Zibuyile is kind of reinforcing this idea of holiness and what the lyrics say is that, the gods have returned or that the eternal ones have returned and it goes straight from that to then songs about my human experience, You Think I’m Horny, Tavern Kween and then it goes into something deeper as it descends. It goes deeper and deeper from The Void, Uncle Kenny, Ntokozo, and Studies in Black Trauma, it goes even deeper again.
But then, I like to think that it lands in a place of hope – that was quite deliberate for me. I did want my listeners to go through the journey, my job as a person is to facilitate that experience because the music is supposed to be a healing experience. There is no way I can administer Iowa or leave you hanging. I feel as though I have to help you and guide the experience in a way that will heal you.
AD: We often hear about transparency. What does the word transparency mean to you?
DM: I think transparency is relative. For many people, transparency could be perhaps on an organisational level. For example, is the paperwork easy to read and understand for everybody? Is everyone upfront about certain things? But for myself, transparency as a Black African healer is about thinking maybe I should interrogate how I present myself to the world.
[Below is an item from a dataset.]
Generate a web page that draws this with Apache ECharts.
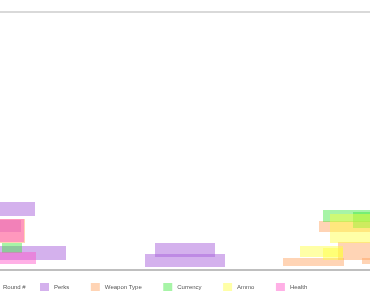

Not just sensor myself but also sensor the lineage and the heritage of my bloodline and all the people that I channel in this work. As a fact, not as an afterthought but as the essence of my identity. I think for me, being transparent is about the nature of my identity and myself which is quite liberating and I hope it’s liberating for other people with similar experiences too.
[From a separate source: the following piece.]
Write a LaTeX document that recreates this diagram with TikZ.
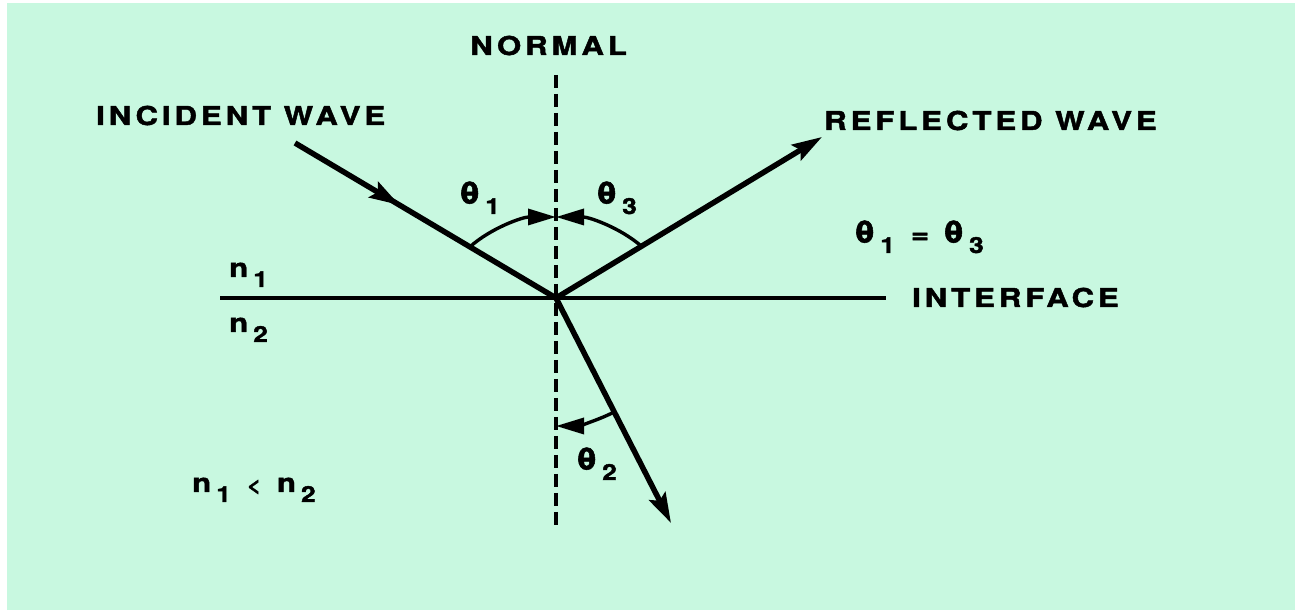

AD: What does an average day look like for you at the moment? How do you chill out?
DM: Well currently, I’m working on new work so an average day is just working. I split my time between my practice and my creative work. In the day I do consultations, divinations for people, I do readings and after midday that’s usually when I have my first meal and then I go into my creative work at large and I do that until late. How do I chill? I chill and do nothing. I wouldn’t say I’m an overthinker but I enjoy just thinking and just thinking about lots of different things. In my thinking, that’s when I also get my different ideas.
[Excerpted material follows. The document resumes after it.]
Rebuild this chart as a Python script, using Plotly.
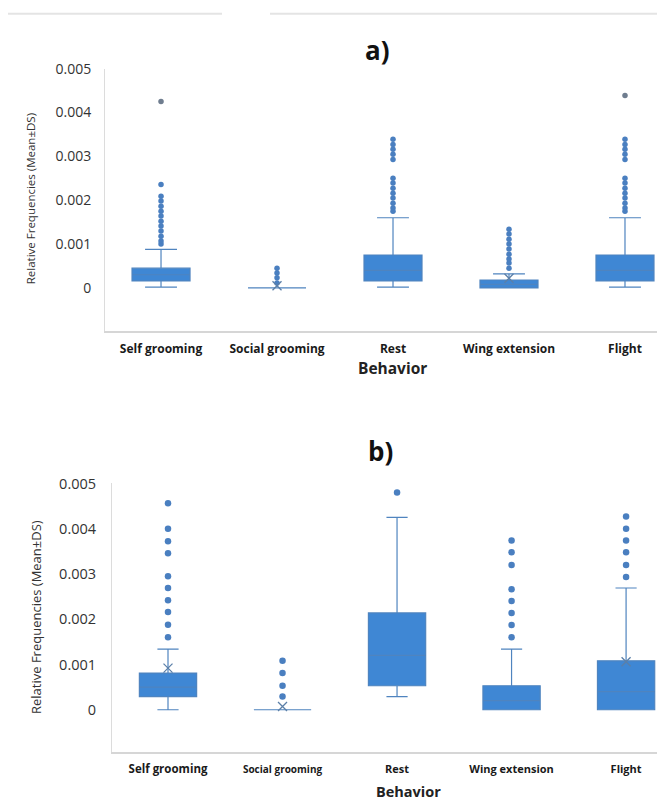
import plotly.graph_objects as go

W, H = 657, 807

categories = ["Self grooming", "Social grooming", "Rest", "Wing extension", "Flight"]

# Panel a) box statistics
a_q1 = [0.00016, 0.0, 0.00016, 0.0, 0.00016]
a_median = [0.0003, 0.0, 0.0004, 0.00008, 0.0004]
a_q3 = [0.00045, 0.0, 0.00075, 0.00018, 0.00075]
a_low = [0.00002, 0.0, 0.00002, 0.0, 0.00002]
a_up = [0.00088, 0.0, 0.0016, 0.00032, 0.0016]
a_mean = [None, 0.00005, None, 0.00022, None]
a_outliers = [
    [0.00100, 0.00107, 0.00118, 0.00130, 0.00141, 0.00152, 0.00164, 0.00175, 0.00186, 0.00198, 0.00209, 0.00236],
    [0.00011, 0.00023, 0.00034, 0.00045],
    [0.00175, 0.00182, 0.00193, 0.00205, 0.00216, 0.00227, 0.00239, 0.00250, 0.00293, 0.00305, 0.00316, 0.00327, 0.00339],
    [0.00045, 0.00057, 0.00066, 0.00077, 0.00089, 0.00100, 0.00111, 0.00123, 0.00134],
    [0.00175, 0.00182, 0.00193, 0.00205, 0.00216, 0.00227, 0.00239, 0.00250, 0.00293, 0.00305, 0.00316, 0.00327, 0.00339],
]
a_far = [[0.00425], [], [], [], [0.00439]]

# Panel b) box statistics
b_q1 = [0.00029, 0.0, 0.00053, 0.0, 0.0]
b_median = [0.0005, 0.0, 0.0012, 0.0002, 0.0004]
b_q3 = [0.00081, 0.0, 0.00214, 0.00053, 0.00108]
b_low = [0.0, 0.0, 0.00029, 0.0, 0.0]
b_up = [0.00134, 0.0, 0.00425, 0.00134, 0.00269]
b_mean = [0.00092, 0.00007, None, None, 0.00106]
b_outliers = [
    [0.0016, 0.00188, 0.00216, 0.00242, 0.00269, 0.00295, 0.00346, 0.00372, 0.0040, 0.00456],
    [0.00029, 0.00053, 0.00081, 0.00108],
    [0.0048],
    [0.0016, 0.00187, 0.00214, 0.0024, 0.00266, 0.0032, 0.00348, 0.00374],
    [0.00293, 0.0032, 0.00348, 0.00374, 0.0040, 0.00427],
]

FILL = "#3f87d4"
LINE = "#4f84bf"
DOT = "#4a7fc0"
GRAY = "#6f7d8f"
MEANC = "#5b7fa8"
FONT = "Open Sans"


def px(x):
    return x / W


def py(y):
    # small calibration for page offset
    y_adj = y - 5.5 + (y - 287) * 0.0095
    return 1 - y_adj / H


fig = go.Figure()


def add_panel(xa, ya, q1, med, q3, lo, up, mean, outs, far, whisk, dotsize):
    xs = list(range(len(categories)))
    fig.add_trace(go.Box(
        x=xs, q1=q1, median=med, q3=q3, lowerfence=lo, upperfence=up,
        width=0.5, whiskerwidth=whisk, fillcolor=FILL,
        line=dict(color=LINE, width=1.2), boxpoints=False,
        xaxis=xa, yaxis=ya, showlegend=False, hoverinfo="skip"))
    ox, oy = [], []
    for i, vals in enumerate(outs):
        ox += [i] * len(vals)
        oy += vals
    fig.add_trace(go.Scatter(x=ox, y=oy, mode="markers",
                             marker=dict(color=DOT, size=dotsize),
                             xaxis=xa, yaxis=ya, showlegend=False, hoverinfo="skip"))
    fx, fy = [], []
    for i, vals in enumerate(far):
        fx += [i] * len(vals)
        fy += vals
    if fx:
        fig.add_trace(go.Scatter(x=fx, y=fy, mode="markers",
                                 marker=dict(color=GRAY, size=dotsize),
                                 xaxis=xa, yaxis=ya, showlegend=False, hoverinfo="skip"))
    mx = [i for i, m in enumerate(mean) if m is not None]
    my = [m for m in mean if m is not None]
    fig.add_trace(go.Scatter(x=mx, y=my, mode="markers",
                             marker=dict(symbol="x-thin", size=9, line=dict(color=MEANC, width=1.3)),
                             xaxis=xa, yaxis=ya, showlegend=False, hoverinfo="skip"))


add_panel("x", "y", a_q1, a_median, a_q3, a_low, a_up, a_mean, a_outliers, a_far, 0.55, 5.5)
add_panel("x2", "y2", b_q1, b_median, b_q3, b_low, b_up, b_mean, b_outliers, [[] for _ in categories], 0.37, 6.5)

a_ticktext = ["<b>%s</b>" % c for c in categories]
b_sizes = [11.5, 10, 11, 11, 11]
b_ticktext = ["<b><span style='font-size:%spx'>%s</span></b>" % (s, c) for s, c in zip(b_sizes, categories)]

tickvals_y = [0, 0.001, 0.002, 0.003, 0.004, 0.005]
ticktext_y = ["0", "0.001", "0.002", "0.003", "0.004", "0.005"]

fig.update_layout(
    width=W, height=H,
    margin=dict(l=0, r=0, t=0, b=0),
    paper_bgcolor="white", plot_bgcolor="white",
    font=dict(family=FONT, color="#333333"),
    xaxis=dict(domain=[px(105), 1], range=[-0.483, 4.276], tickvals=list(range(5)),
               ticktext=a_ticktext, tickfont=dict(size=12, color="#1a1a1a"),
               showline=True, linecolor="#d6d6d6", linewidth=2, showgrid=False,
               zeroline=False, ticks="", ticklabelstandoff=6, anchor="y"),
    yaxis=dict(domain=[py(330), py(67)], range=[-0.00098, 0.005], tickvals=tickvals_y,
               ticktext=ticktext_y, tickfont=dict(size=14, color="#333333"),
               showline=True, linecolor="#dcdcdc", linewidth=1, showgrid=False,
               zeroline=False, ticks="", ticklabelstandoff=10, anchor="x"),
    xaxis2=dict(domain=[px(112), 1], range=[-0.489, 4.27], tickvals=list(range(5)),
                ticktext=b_ticktext, tickfont=dict(size=11, color="#1a1a1a"),
                showline=True, linecolor="#d6d6d6", linewidth=2, showgrid=False,
                zeroline=False, ticks="", ticklabelstandoff=6, anchor="y2"),
    yaxis2=dict(domain=[py(752), py(483)], range=[-0.000925, 0.005], tickvals=tickvals_y,
                ticktext=ticktext_y, tickfont=dict(size=14.5, color="#333333"),
                showline=True, linecolor="#dcdcdc", linewidth=1, showgrid=False,
                zeroline=False, ticks="", ticklabelstandoff=12, anchor="x2"),
)

ann = [
    dict(text="<b>a)</b>", x=px(377), y=py(48), font=dict(size=26, color="#111111")),
    dict(text="<b>b)</b>", x=px(380), y=py(450), font=dict(size=26, color="#111111")),
    dict(text="<b>Behavior</b>", x=px(392), y=py(367), font=dict(size=15.5, color="#222222")),
    dict(text="<b>Behavior</b>", x=px(408), y=py(792), font=dict(size=14.5, color="#222222")),
    dict(text="Relative Frequencies (Mean±DS)", x=px(30), y=py(198), textangle=-90,
         font=dict(size=11.5, color="#333333")),
    dict(text="Relative Frequencies (Mean±DS)", x=px(36), y=py(617), textangle=-90,
         font=dict(size=13, color="#333333")),
]
for a in ann:
    fig.add_annotation(xref="paper", yref="paper", showarrow=False,
                       xanchor="center", yanchor="middle", **a)

fig.add_shape(type="line", xref="paper", yref="paper", x0=px(8), x1=px(222), y0=py(12), y1=py(12),
              line=dict(color="#e4e4e4", width=2))
fig.add_shape(type="line", xref="paper", yref="paper", x0=px(270), x1=1, y0=py(12), y1=py(12),
              line=dict(color="#e4e4e4", width=2))

fig.write_html(
    "out.html",
    config={"displayModeBar": False},
    post_script="document.body.style.margin='0';document.body.style.padding='0';"
                "document.body.style.overflow='hidden';"
                "document.documentElement.style.overflow='hidden';"
                "var gd=document.getElementById('{plot_id}');"
                "gd.style.position='fixed';gd.style.top='0px';gd.style.left='0px';",
)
AD: Can you tell me a bit about your current endeavour with Gwazamambuka?
DM: I graduated from my training in becoming a Shaman or a healer in August. I channel different spirits who heal people through the body, with the knowledge of medicine or with the ability to see where others can’t. I also consult through which I work to heal your awareness. When I consult, I’m in conversation with my ancestors and we try to figure out if there are any imbalances in your life or if there is anything that is urgent, any blockages or any piece of history that may be affecting your bloodline. I work to fortify spiritual wellness in the lives of people I see. I also perform a lot of rituals as well in my practice.
AD: What’s your biggest achievement?
DM: I am proud of a lot of things but maybe what’s at the top of my mind right now is accepting my calling and going into training. I had to disappear from the world for like half a year and be in direct contact with my spirits and my higher self. It was the most actualising experience for me and I’m proud that I had the courage to actually go in and do it.
AD: Is there anything else you’d like to add?
DM: Not really, but just get ready because I’m about to drop. I’m joking, I’m not about to drop right now but when I do drop, just be ready. That’s all, just be ready for a great year.
This multidisciplinary artist from South Africa strives to create tense, challenging pieces that blend post-industrial sounds and club music styles, and address themes including loneliness, trauma, displacement, and displacement. Marea is also part of the performance art duo FAKA and released their debut solo album, Desire, in 2020. They earned their bachelor’s degree in Visual Communication at the Vega School after majoring in Performing Arts at the National School of the Arts in Johannesburg.